Directions for this task: Retype only what runs from the first line of the listing to the line holding "glucose_ds_err = [0.15, 6.1]", both included. Do not retype the pictures.

Source data:
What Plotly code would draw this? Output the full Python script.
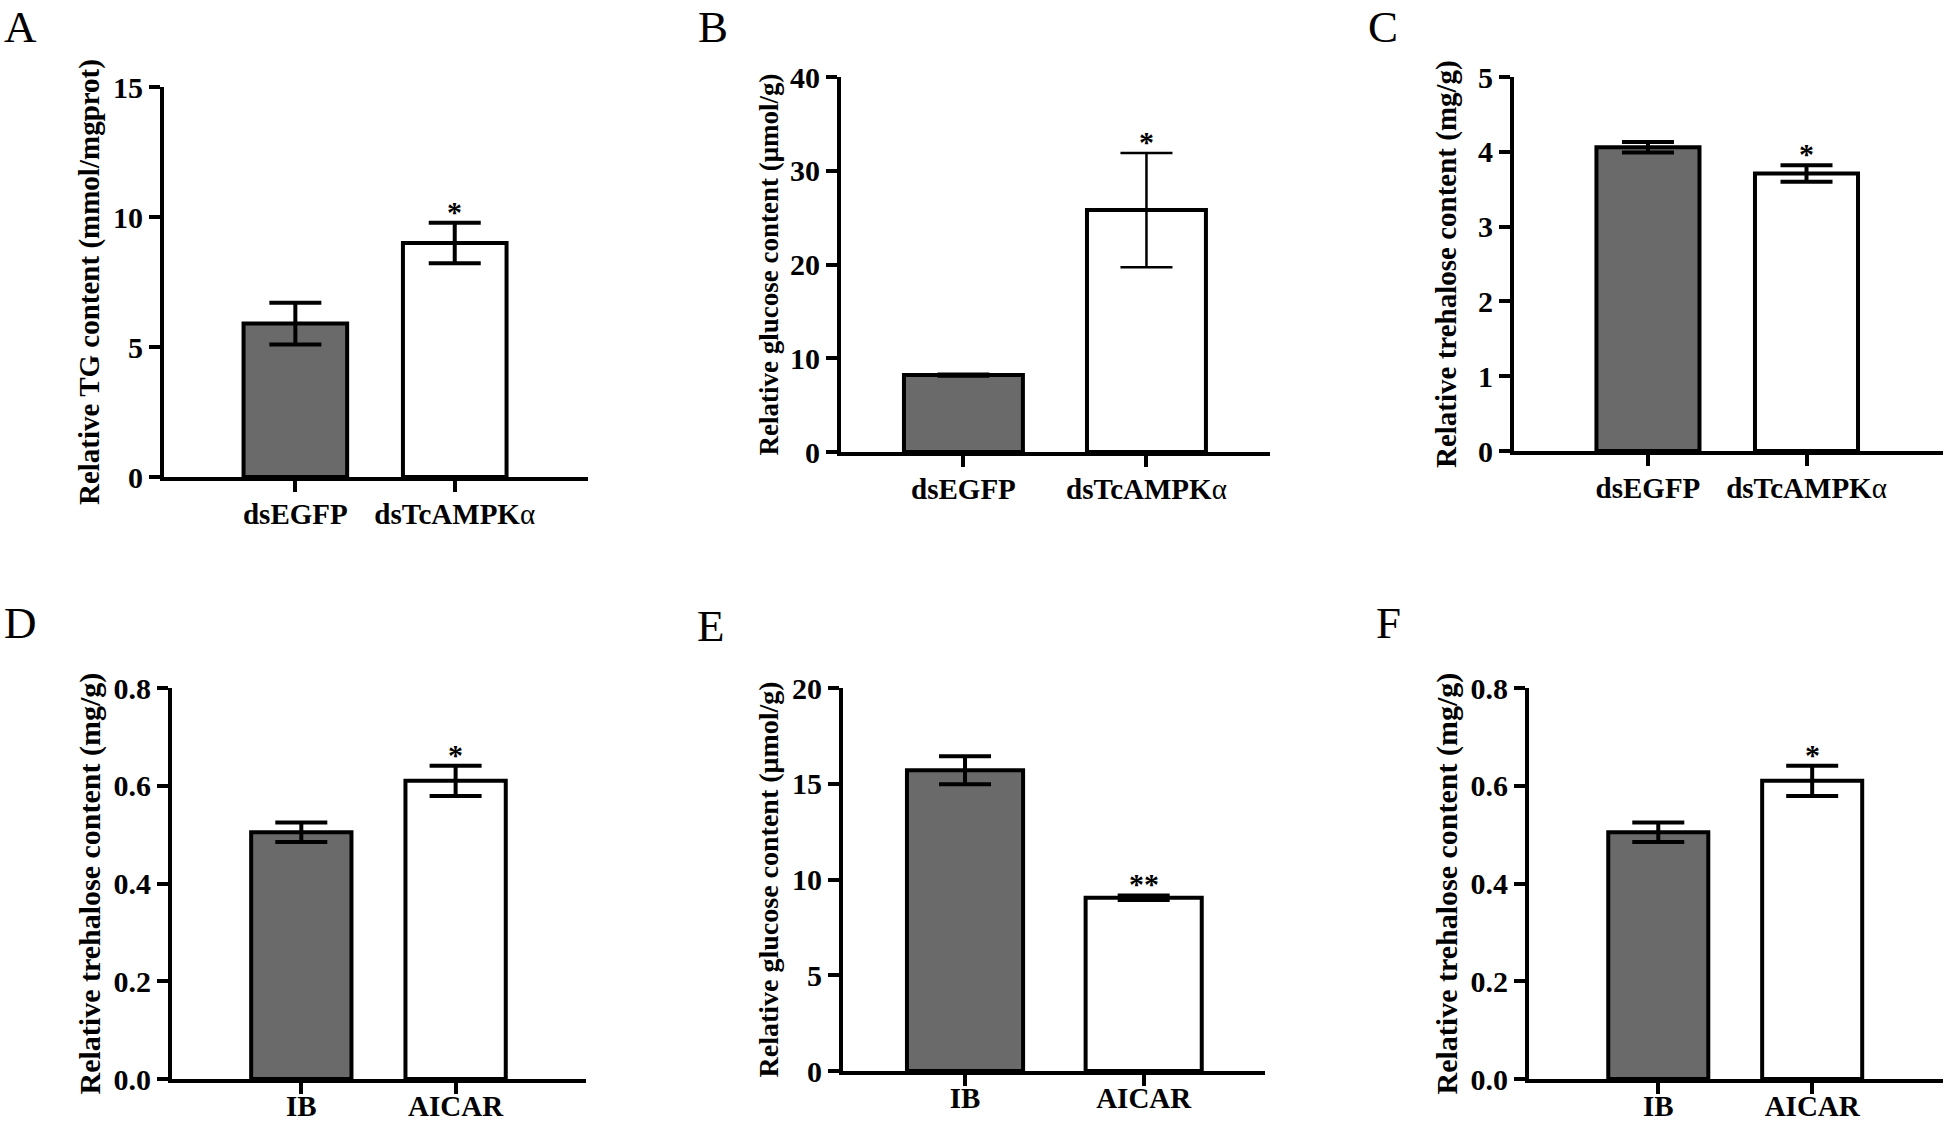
import plotly.graph_objects as go

# ---- data ----
groups_ds = ["dsEGFP", "dsTcAMPKα"]
groups_drug = ["IB", "AICAR"]

tg_mean = [5.9, 9.0]
tg_err = [0.8, 0.78]

glucose_ds_mean = [8.2, 25.8]
glucose_ds_err = [0.15, 6.1]

trehalose_ds_mean = [4.06, 3.71]
trehalose_ds_err = [0.07, 0.11]

trehalose_drug_mean = [0.505, 0.61]
trehalose_drug_err = [0.02, 0.031]

glucose_drug_mean = [15.7, 9.05]
glucose_drug_err = [0.73, 0.12]

sig_ds = ["", "*"]
sig_drug_d = ["", "*"]
sig_drug_e = ["", "**"]

y_titles = [
    "Relative TG content (mmol/mgprot)",
    "Relative glucose content (μmol/g)",
    "Relative trehalose content (mg/g)",
    "Relative trehalose content (mg/g)",
    "Relative glucose content (μmol/g)",
    "Relative trehalose content (mg/g)",
]
panel_letters = ["A", "B", "C", "D", "E", "F"]
y_ranges = [[0, 15], [0, 40], [0, 5], [0, 0.8], [0, 20], [0, 0.8]]
y_dtick = [5, 10, 1, 0.2, 5, 0.2]
y_fmt = ["d", "d", "d", ".1f", "d", ".1f"]

panels = [
    (groups_ds, tg_mean, tg_err, sig_ds),
    (groups_ds, glucose_ds_mean, glucose_ds_err, sig_ds),
    (groups_ds, trehalose_ds_mean, trehalose_ds_err, sig_ds),
    (groups_drug, trehalose_drug_mean, trehalose_drug_err, sig_drug_d),
    (groups_drug, glucose_drug_mean, glucose_drug_err, sig_drug_e),
    (groups_drug, trehalose_drug_mean, trehalose_drug_err, sig_drug_d),
]

# ---- layout (pixel geometry of a 1946 x 1124 canvas) ----
W, H = 1946, 1124
x_dom_px = [(164, 588), (841, 1270), (1514, 1943), (172, 586), (843, 1265), (1529, 1943)]
y_dom_px = [(87, 477), (77, 452), (77, 451), (688, 1079), (688, 1071), (688, 1079)]
x_ranges = [[-0.824, 1.836], [-0.669, 1.675], [-0.845, 1.861],
            [-0.838, 1.845], [-0.683, 1.679], [-0.84, 1.85]]
title_x_px = [89, 768, 1446, 89, 768, 1446]
title_size = [29, 27, 29, 30, 28, 30]
ytick_size = [30, 30, 30, 30, 30, 30]
xtick_size = [29, 29, 29, 29, 29, 29]
standoff = [-3, -3, -3, -13, -13, -13]
err_thick = [4, 2.5, 4, 4, 4, 4]
# (x, y, anchor): top row letters hang from the top edge, bottom row centred
letter_pos = [(2, 0, "top"), (696, 0, "top"), (1366, 0, "top"),
              (2, 623, "middle"), (695, 626, "middle"), (1374, 623, "middle")]

FONT = "Liberation Serif, Times New Roman, serif"
DARK = "#6a6a6a"

fig = go.Figure()
layout = dict(
    width=W, height=H, margin=dict(l=0, r=0, t=0, b=0, autoexpand=False),
    paper_bgcolor="white", plot_bgcolor="white", showlegend=False,
)
annotations = []

for i, (groups, mean, err, sig) in enumerate(panels):
    n = "" if i == 0 else str(i + 1)
    xa, ya = "x" + n, "y" + n
    fig.add_trace(go.Bar(
        x=groups, y=mean, xaxis=xa, yaxis=ya, width=0.65,
        marker=dict(color=[DARK, "white"], line=dict(color="black", width=4)),
        error_y=dict(type="data", array=err, visible=True, color="black",
                     thickness=err_thick[i], width=26),
        hoverinfo="x+y",
    ))

    ticktext = [g.replace("α", "<span style='font-weight:normal'>α</span>") for g in groups]
    x0, x1 = x_dom_px[i]
    y0, y1 = y_dom_px[i]
    layout["xaxis" + n] = dict(
        domain=[x0 / W, x1 / W], anchor=ya, range=x_ranges[i], automargin=False,
        showline=True, linewidth=4, linecolor="black",
        ticks="outside", ticklen=11, tickwidth=4, tickcolor="black",
        tickmode="array", tickvals=groups, ticktext=ticktext,
        ticklabelstandoff=standoff[i],
        tickfont=dict(family=FONT, size=xtick_size[i], color="black", weight="bold"),
        showgrid=False, zeroline=False, fixedrange=True,
    )
    layout["yaxis" + n] = dict(
        domain=[1 - y1 / H, 1 - y0 / H], anchor=xa, range=y_ranges[i], automargin=False,
        showline=True, linewidth=4, linecolor="black",
        ticks="outside", ticklen=11, tickwidth=4, tickcolor="black",
        dtick=y_dtick[i], tickformat=y_fmt[i],
        tickfont=dict(family=FONT, size=ytick_size[i], color="black", weight="bold"),
        showgrid=False, zeroline=False, fixedrange=True,
    )

    # y-axis title
    annotations.append(dict(
        x=title_x_px[i] / W, y=1 - (y0 + y1) / 2 / H, xref="paper", yref="paper",
        text=y_titles[i], textangle=-90, showarrow=False,
        xanchor="center", yanchor="middle",
        font=dict(family=FONT, size=title_size[i], color="black", weight="bold"),
    ))
    # significance marks
    for g, m, e, s in zip(groups, mean, err, sig):
        if s:
            annotations.append(dict(
                x=g, y=m + e, xref=xa, yref=ya, text=s, showarrow=False,
                yanchor="bottom", yshift=-7,
                font=dict(family=FONT, size=30, color="black", weight="bold"),
            ))
    # panel letter
    lx, ly, lanchor = letter_pos[i]
    annotations.append(dict(
        x=lx / W, y=1 - ly / H, xref="paper", yref="paper",
        text=panel_letters[i], showarrow=False, xanchor="left", yanchor=lanchor,
        font=dict(family=FONT, size=45, color="black"),
    ))

layout["annotations"] = annotations
fig.update_layout(**layout)
# drop the default 8px body margin so the canvas lines up with the window
fig.write_html("out.html", config={"displayModeBar": False},
               post_script="document.body.style.margin='0';")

Solution to the problem:
What Plotly code would draw this? Output the full Python script.
import plotly.graph_objects as go

# ---- data ----
groups_ds = ["dsEGFP", "dsTcAMPKα"]
groups_drug = ["IB", "AICAR"]

tg_mean = [5.9, 9.0]
tg_err = [0.8, 0.78]

glucose_ds_mean = [8.2, 25.8]
glucose_ds_err = [0.15, 6.1]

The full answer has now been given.